**MATERIAL PROVIDED**.

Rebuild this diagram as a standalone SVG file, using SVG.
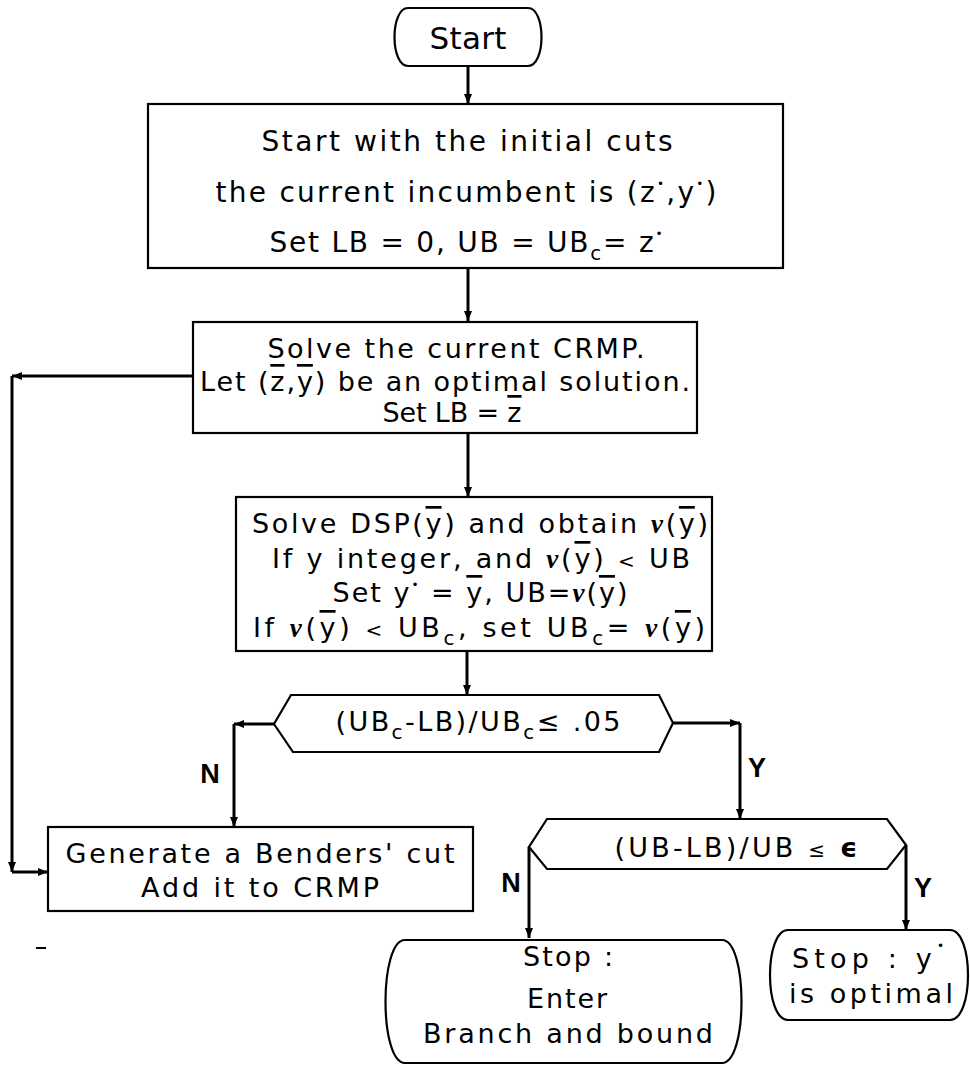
<svg xmlns="http://www.w3.org/2000/svg" width="970" height="1066" viewBox="0 0 970 1066">
<style>
text{font-family:"DejaVu Sans","Liberation Sans",sans-serif;font-size:27px;fill:#000;text-anchor:middle}
.big{font-size:28px}
.shape{fill:#fff;stroke:#000;stroke-width:2.2}
.conn{fill:none;stroke:#000;stroke-width:3;marker-end:url(#ah)}
.ol{text-decoration:overline}
.nu{font-family:"Liberation Serif",serif;font-style:italic;font-weight:bold}
.sub{font-size:20px}
.dot{font-size:12px}
.lbl{font-family:"Liberation Sans",Arial,sans-serif;font-weight:bold;font-size:27px}
</style>
<defs>
<marker id="ah" viewBox="0 0 10 8" refX="10" refY="4" markerWidth="10" markerHeight="8" markerUnits="userSpaceOnUse" orient="auto">
<path d="M0,0 L10,4 L0,8 Z" fill="#000"/>
</marker>
</defs>
<rect width="970" height="1066" fill="#fff"/>

<g id="connectors">
<path class="conn" d="M468,66 V104"/>
<path class="conn" d="M468,268 V321"/>
<path class="conn" d="M468,433 V497"/>
<path class="conn" d="M467,651 V695"/>
<path class="conn" d="M274,724 H234"/>
<path class="conn" d="M234,724 V827"/>
<path class="conn" d="M673,723 H740"/>
<path class="conn" d="M740,723 V819"/>
<path class="conn" d="M193,376 H12"/>
<path class="conn" d="M12,376 V872"/>
<path class="conn" d="M12,872 H48"/>
<path class="conn" d="M529,847 V938"/>
<path class="conn" d="M906,845 V930"/>
<text class="lbl" x="210" y="783">N</text>
<text class="lbl" x="757" y="777">Y</text>
<text class="lbl" x="511" y="892">N</text>
<text class="lbl" x="923" y="897">Y</text>
</g>

<g id="start">
<path class="shape" stroke-width="3" d="M408,8 H528 C546,8 546,66 528,66 H408 C390,66 390,8 408,8 Z"/>
<text x="468" y="49" style="font-size:31px" textLength="77" lengthAdjust="spacing">Start</text>
</g>

<g id="init">
<rect class="shape" x="148" y="104" width="635" height="164"/>
<text class="big" x="467" y="151" textLength="411" lengthAdjust="spacing">Start with the initial cuts</text>
<text class="big" x="466" y="202" textLength="501" lengthAdjust="spacing">the current incumbent is (z<tspan class="dot" dy="-14">•</tspan><tspan dy="14">,y</tspan><tspan class="dot" dy="-14">•</tspan><tspan dy="14">)</tspan></text>
<text class="big" x="466" y="252" textLength="393" lengthAdjust="spacing">Set LB = 0, UB = UB<tspan class="sub" dy="8">c</tspan><tspan dy="-8">= z</tspan><tspan class="dot" dy="-14">•</tspan></text>
</g>

<g id="crmp">
<rect class="shape" x="193" y="322" width="504" height="111"/>
<text x="456" y="358" textLength="377" lengthAdjust="spacing">Solve the current CRMP.</text>
<text x="445" y="391" textLength="490" lengthAdjust="spacing">Let (<tspan class="ol">z</tspan>,<tspan class="ol">y</tspan>) be an optimal solution.</text>
<text x="452" y="422" textLength="139" lengthAdjust="spacing">Set LB = <tspan class="ol">z</tspan></text>
</g>

<g id="dsp">
<rect class="shape" x="236" y="497" width="476" height="154"/>
<text x="480" y="533" textLength="456" lengthAdjust="spacing">Solve DSP(<tspan class="ol">y</tspan>) and obtain <tspan class="nu">ν</tspan>(<tspan class="ol">y</tspan>)</text>
<text x="481" y="568" textLength="418" lengthAdjust="spacing">If y integer, and <tspan class="nu">ν</tspan>(<tspan class="ol">y</tspan>) <tspan class="sub">&lt;</tspan> UB</text>
<text x="480" y="602" textLength="295" lengthAdjust="spacing">Set y<tspan class="dot" dy="-13">•</tspan><tspan dy="13"> = </tspan><tspan class="ol">y</tspan>, UB=<tspan class="nu">ν</tspan>(<tspan class="ol">y</tspan>)</text>
<text x="479" y="637" textLength="452" lengthAdjust="spacing">If <tspan class="nu">ν</tspan>(<tspan class="ol">y</tspan>) <tspan class="sub">&lt;</tspan> UB<tspan class="sub" dy="8">c</tspan><tspan dy="-8">, set UB</tspan><tspan class="sub" dy="8">c</tspan><tspan dy="-8">= </tspan><tspan class="nu">ν</tspan>(<tspan class="ol">y</tspan>)</text>
</g>

<g id="test1">
<polygon class="shape" points="291,695 659,695 673,723 659,752 293,752 274,724"/>
<text x="478" y="731" textLength="285" lengthAdjust="spacing">(UB<tspan class="sub" dy="8">c</tspan><tspan dy="-8">-LB)/UB</tspan><tspan class="sub" dy="8">c</tspan><tspan dy="-8">≤ .05</tspan></text>
</g>

<g id="benders">
<rect class="shape" x="48" y="827" width="425" height="84"/>
<text x="260" y="863" textLength="389" lengthAdjust="spacing">Generate a Benders' cut</text>
<text x="260" y="897" textLength="238" lengthAdjust="spacing">Add it to CRMP</text>
</g>

<g id="test2">
<polygon class="shape" points="547,819 887,819 906,845 887,869 547,869 529,847"/>
<text x="736" y="857" textLength="243" lengthAdjust="spacing">(UB-LB)/UB <tspan class="sub">≤</tspan> <tspan font-weight="bold">ϵ</tspan></text>
</g>

<g id="stop-bb">
<path class="shape" stroke-width="2.6" d="M405,940 H722 C748,940 748,1063 722,1063 H405 C379,1063 379,940 405,940 Z"/>
<text x="568" y="966" textLength="90" lengthAdjust="spacing">Stop :</text>
<text x="567" y="1008" textLength="80" lengthAdjust="spacing">Enter</text>
<text x="568" y="1043" textLength="290" lengthAdjust="spacing">Branch and bound</text>
</g>

<g id="stop-opt">
<path class="shape" stroke-width="2.6" d="M788,930 H950 C974,930 974,1020 950,1020 H788 C764,1020 764,930 788,930 Z"/>
<text x="868" y="968" textLength="152" lengthAdjust="spacing">Stop : y<tspan class="dot" dy="-18">•</tspan></text>
<text x="871" y="1003" textLength="164" lengthAdjust="spacing">is optimal</text>
</g>

<line x1="36" y1="948" x2="46" y2="948" stroke="#000" stroke-width="2"/>
</svg>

**SET EXERCISE**.
Give back every line exactly as it stands, pictures excluded.

**RESULT FOR THIS EXERCISE**.
Rebuild this diagram as a standalone SVG file, using SVG.
<svg xmlns="http://www.w3.org/2000/svg" width="970" height="1066" viewBox="0 0 970 1066">
<style>
text{font-family:"DejaVu Sans","Liberation Sans",sans-serif;font-size:27px;fill:#000;text-anchor:middle}
.big{font-size:28px}
.shape{fill:#fff;stroke:#000;stroke-width:2.2}
.conn{fill:none;stroke:#000;stroke-width:3;marker-end:url(#ah)}
.ol{text-decoration:overline}
.nu{font-family:"Liberation Serif",serif;font-style:italic;font-weight:bold}
.sub{font-size:20px}
.dot{font-size:12px}
.lbl{font-family:"Liberation Sans",Arial,sans-serif;font-weight:bold;font-size:27px}
</style>
<defs>
<marker id="ah" viewBox="0 0 10 8" refX="10" refY="4" markerWidth="10" markerHeight="8" markerUnits="userSpaceOnUse" orient="auto">
<path d="M0,0 L10,4 L0,8 Z" fill="#000"/>
</marker>
</defs>
<rect width="970" height="1066" fill="#fff"/>

<g id="connectors">
<path class="conn" d="M468,66 V104"/>
<path class="conn" d="M468,268 V321"/>
<path class="conn" d="M468,433 V497"/>
<path class="conn" d="M467,651 V695"/>
<path class="conn" d="M274,724 H234"/>
<path class="conn" d="M234,724 V827"/>
<path class="conn" d="M673,723 H740"/>
<path class="conn" d="M740,723 V819"/>
<path class="conn" d="M193,376 H12"/>
<path class="conn" d="M12,376 V872"/>
<path class="conn" d="M12,872 H48"/>
<path class="conn" d="M529,847 V938"/>
<path class="conn" d="M906,845 V930"/>
<text class="lbl" x="210" y="783">N</text>
<text class="lbl" x="757" y="777">Y</text>
<text class="lbl" x="511" y="892">N</text>
<text class="lbl" x="923" y="897">Y</text>
</g>

<g id="start">
<path class="shape" stroke-width="3" d="M408,8 H528 C546,8 546,66 528,66 H408 C390,66 390,8 408,8 Z"/>
<text x="468" y="49" style="font-size:31px" textLength="77" lengthAdjust="spacing">Start</text>
</g>

<g id="init">
<rect class="shape" x="148" y="104" width="635" height="164"/>
<text class="big" x="467" y="151" textLength="411" lengthAdjust="spacing">Start with the initial cuts</text>
<text class="big" x="466" y="202" textLength="501" lengthAdjust="spacing">the current incumbent is (z<tspan class="dot" dy="-14">•</tspan><tspan dy="14">,y</tspan><tspan class="dot" dy="-14">•</tspan><tspan dy="14">)</tspan></text>
<text class="big" x="466" y="252" textLength="393" lengthAdjust="spacing">Set LB = 0, UB = UB<tspan class="sub" dy="8">c</tspan><tspan dy="-8">= z</tspan><tspan class="dot" dy="-14">•</tspan></text>
</g>

<g id="crmp">
<rect class="shape" x="193" y="322" width="504" height="111"/>
<text x="456" y="358" textLength="377" lengthAdjust="spacing">Solve the current CRMP.</text>
<text x="445" y="391" textLength="490" lengthAdjust="spacing">Let (<tspan class="ol">z</tspan>,<tspan class="ol">y</tspan>) be an optimal solution.</text>
<text x="452" y="422" textLength="139" lengthAdjust="spacing">Set LB = <tspan class="ol">z</tspan></text>
</g>

<g id="dsp">
<rect class="shape" x="236" y="497" width="476" height="154"/>
<text x="480" y="533" textLength="456" lengthAdjust="spacing">Solve DSP(<tspan class="ol">y</tspan>) and obtain <tspan class="nu">ν</tspan>(<tspan class="ol">y</tspan>)</text>
<text x="481" y="568" textLength="418" lengthAdjust="spacing">If y integer, and <tspan class="nu">ν</tspan>(<tspan class="ol">y</tspan>) <tspan class="sub">&lt;</tspan> UB</text>
<text x="480" y="602" textLength="295" lengthAdjust="spacing">Set y<tspan class="dot" dy="-13">•</tspan><tspan dy="13"> = </tspan><tspan class="ol">y</tspan>, UB=<tspan class="nu">ν</tspan>(<tspan class="ol">y</tspan>)</text>
<text x="479" y="637" textLength="452" lengthAdjust="spacing">If <tspan class="nu">ν</tspan>(<tspan class="ol">y</tspan>) <tspan class="sub">&lt;</tspan> UB<tspan class="sub" dy="8">c</tspan><tspan dy="-8">, set UB</tspan><tspan class="sub" dy="8">c</tspan><tspan dy="-8">= </tspan><tspan class="nu">ν</tspan>(<tspan class="ol">y</tspan>)</text>
</g>

<g id="test1">
<polygon class="shape" points="291,695 659,695 673,723 659,752 293,752 274,724"/>
<text x="478" y="731" textLength="285" lengthAdjust="spacing">(UB<tspan class="sub" dy="8">c</tspan><tspan dy="-8">-LB)/UB</tspan><tspan class="sub" dy="8">c</tspan><tspan dy="-8">≤ .05</tspan></text>
</g>

<g id="benders">
<rect class="shape" x="48" y="827" width="425" height="84"/>
<text x="260" y="863" textLength="389" lengthAdjust="spacing">Generate a Benders' cut</text>
<text x="260" y="897" textLength="238" lengthAdjust="spacing">Add it to CRMP</text>
</g>

<g id="test2">
<polygon class="shape" points="547,819 887,819 906,845 887,869 547,869 529,847"/>
<text x="736" y="857" textLength="243" lengthAdjust="spacing">(UB-LB)/UB <tspan class="sub">≤</tspan> <tspan font-weight="bold">ϵ</tspan></text>
</g>

<g id="stop-bb">
<path class="shape" stroke-width="2.6" d="M405,940 H722 C748,940 748,1063 722,1063 H405 C379,1063 379,940 405,940 Z"/>
<text x="568" y="966" textLength="90" lengthAdjust="spacing">Stop :</text>
<text x="567" y="1008" textLength="80" lengthAdjust="spacing">Enter</text>
<text x="568" y="1043" textLength="290" lengthAdjust="spacing">Branch and bound</text>
</g>

<g id="stop-opt">
<path class="shape" stroke-width="2.6" d="M788,930 H950 C974,930 974,1020 950,1020 H788 C764,1020 764,930 788,930 Z"/>
<text x="868" y="968" textLength="152" lengthAdjust="spacing">Stop : y<tspan class="dot" dy="-18">•</tspan></text>
<text x="871" y="1003" textLength="164" lengthAdjust="spacing">is optimal</text>
</g>

<line x1="36" y1="948" x2="46" y2="948" stroke="#000" stroke-width="2"/>
</svg>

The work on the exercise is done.